### Job
Print the lines of the listing below verbatim from its first line through the line bearing "const faint = '#efefef';". Any pictures are to be omitted.

━━━

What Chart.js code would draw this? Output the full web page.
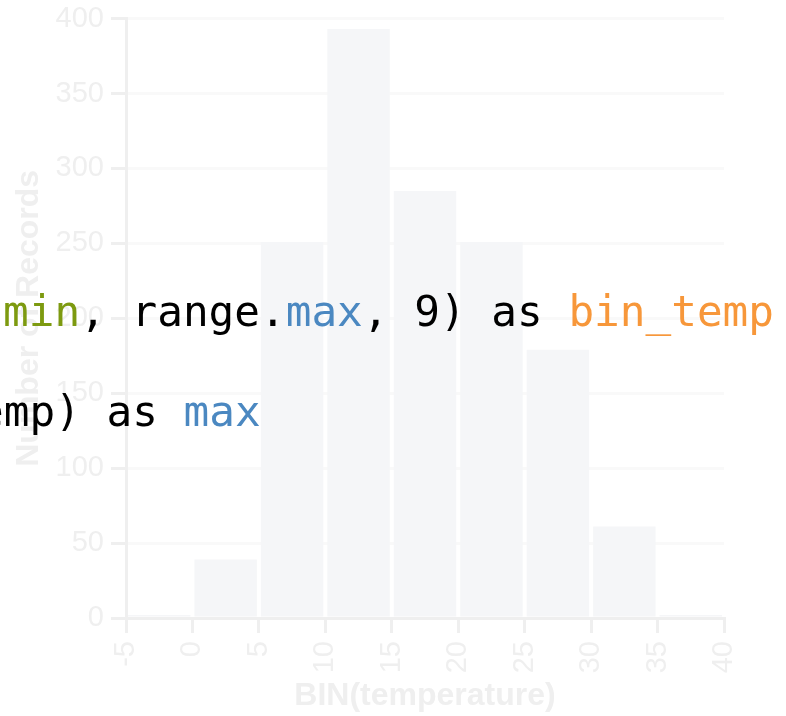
<!DOCTYPE html>
<html>
<head>
<meta charset="utf-8">
<style>
  html, body { margin: 0; padding: 0; background: #fff; }
  #wrap { width: 786px; height: 716px; }
</style>
</head>
<body>
<div id="wrap"><canvas id="hist_chart"></canvas></div>

<script src="https://cdn.jsdelivr.net/npm/chart.js"></script>
<script>
    // bins of width 5, counts
    const bin_starts = [-5, 0, 5, 10, 15, 20, 25, 30, 35];
    const bin_counts = [2, 39, 251, 393, 285, 251, 179, 61, 2];
    const bin_width = 5;

    const x_title = 'BIN(temperature)';
    const y_title = 'Number of Records';

    // code snippet laid over the chart, as [text, colour] runs
    const code_line_1 = [['min', '#7d9a10'], [', range.', '#000'], ['max', '#4b88c1'], [', 9) as ', '#000'], ['bin_temp', '#f7973a']];
    const code_line_2 = [['emp) as ', '#000'], ['max', '#4b88c1']];

    const faint = '#efefef';

    const codeOverlay = {
        id: 'codeOverlay',
        afterDraw(chart) {
            const ctx = chart.ctx;
            ctx.save();
            ctx.font = '42.7px "DejaVu Sans Mono", monospace';
            ctx.textBaseline = 'alphabetic';
            ctx.textAlign = 'left';
            const drawRuns = (runs, x, y) => {
                runs.forEach(([txt, col]) => {
                    ctx.fillStyle = col;
                    ctx.fillText(txt, x, y);
                    x += ctx.measureText(txt).width;
                });
            };
            drawRuns(code_line_1, 3, 326);
            drawRuns(code_line_2, -22, 426);
            ctx.restore();
        }
    };

    const hist_chart = new Chart(document.getElementById('hist_chart'), {
        type: 'bar',
        data: {
            datasets: [{
                label: y_title,
                data: bin_starts.map((s, i) => ({x: s + bin_width / 2, y: bin_counts[i]})),
                backgroundColor: '#f5f6f8',
                borderWidth: 0,
                barPercentage: 0.94,
                categoryPercentage: 1,
            }]
        },
        options: {
            responsive: true,
            maintainAspectRatio: false,
            animation: false,
            layout: {
                padding: {top: 18, right: 62, left: 0, bottom: 0}
            },
            plugins: {
                legend: {display: false},
                tooltip: {enabled: false}
            },
            scales: {
                x: {
                    type: 'linear',
                    min: -5,
                    max: 40,
                    offset: false,
                    grid: {
                        offset: false,
                        drawOnChartArea: false,
                        drawTicks: true,
                        tickLength: 15,
                        tickColor: faint,
                        lineWidth: 3,
                    },
                    border: {display: true, color: '#efefef', width: 3},
                    ticks: {
                        stepSize: 5,
                        minRotation: 90,
                        maxRotation: 90,
                        padding: 8,
                        color: faint,
                        font: {family: '"Liberation Sans", Arial, sans-serif', size: 29}
                    },
                    title: {
                        display: true,
                        text: x_title,
                        color: '#efefef',
                        padding: {top: 0, bottom: 1},
                        font: {family: '"Liberation Sans", Arial, sans-serif', size: 32, weight: 'bold'}
                    },
                    afterFit: (scale) => { scale.height = 98; }
                },
                y: {
                    min: 0,
                    max: 400,
                    grid: {
                        color: '#f9f9f9',
                        lineWidth: 3,
                        drawTicks: true,
                        tickLength: 15,
                        tickColor: faint,
                    },
                    border: {display: true, color: '#efefef', width: 3},
                    ticks: {
                        stepSize: 50,
                        padding: 7,
                        color: faint,
                        font: {family: '"Liberation Sans", Arial, sans-serif', size: 29, lineHeight: 0.8}
                    },
                    title: {
                        display: true,
                        text: y_title,
                        color: '#efefef',
                        padding: {top: 10, bottom: 0},
                        font: {family: '"Liberation Sans", Arial, sans-serif', size: 32, weight: 'bold'}
                    },
                    afterFit: (scale) => { scale.width = 126; }
                }
            }
        },
        plugins: [codeOverlay]
    });
</script>
</body>
</html>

━━━

### Worked solution
What Chart.js code would draw this? Output the full web page.
<!DOCTYPE html>
<html>
<head>
<meta charset="utf-8">
<style>
  html, body { margin: 0; padding: 0; background: #fff; }
  #wrap { width: 786px; height: 716px; }
</style>
</head>
<body>
<div id="wrap"><canvas id="hist_chart"></canvas></div>

<script src="https://cdn.jsdelivr.net/npm/chart.js"></script>
<script>
    // bins of width 5, counts
    const bin_starts = [-5, 0, 5, 10, 15, 20, 25, 30, 35];
    const bin_counts = [2, 39, 251, 393, 285, 251, 179, 61, 2];
    const bin_width = 5;

    const x_title = 'BIN(temperature)';
    const y_title = 'Number of Records';

    // code snippet laid over the chart, as [text, colour] runs
    const code_line_1 = [['min', '#7d9a10'], [', range.', '#000'], ['max', '#4b88c1'], [', 9) as ', '#000'], ['bin_temp', '#f7973a']];
    const code_line_2 = [['emp) as ', '#000'], ['max', '#4b88c1']];

    const faint = '#efefef';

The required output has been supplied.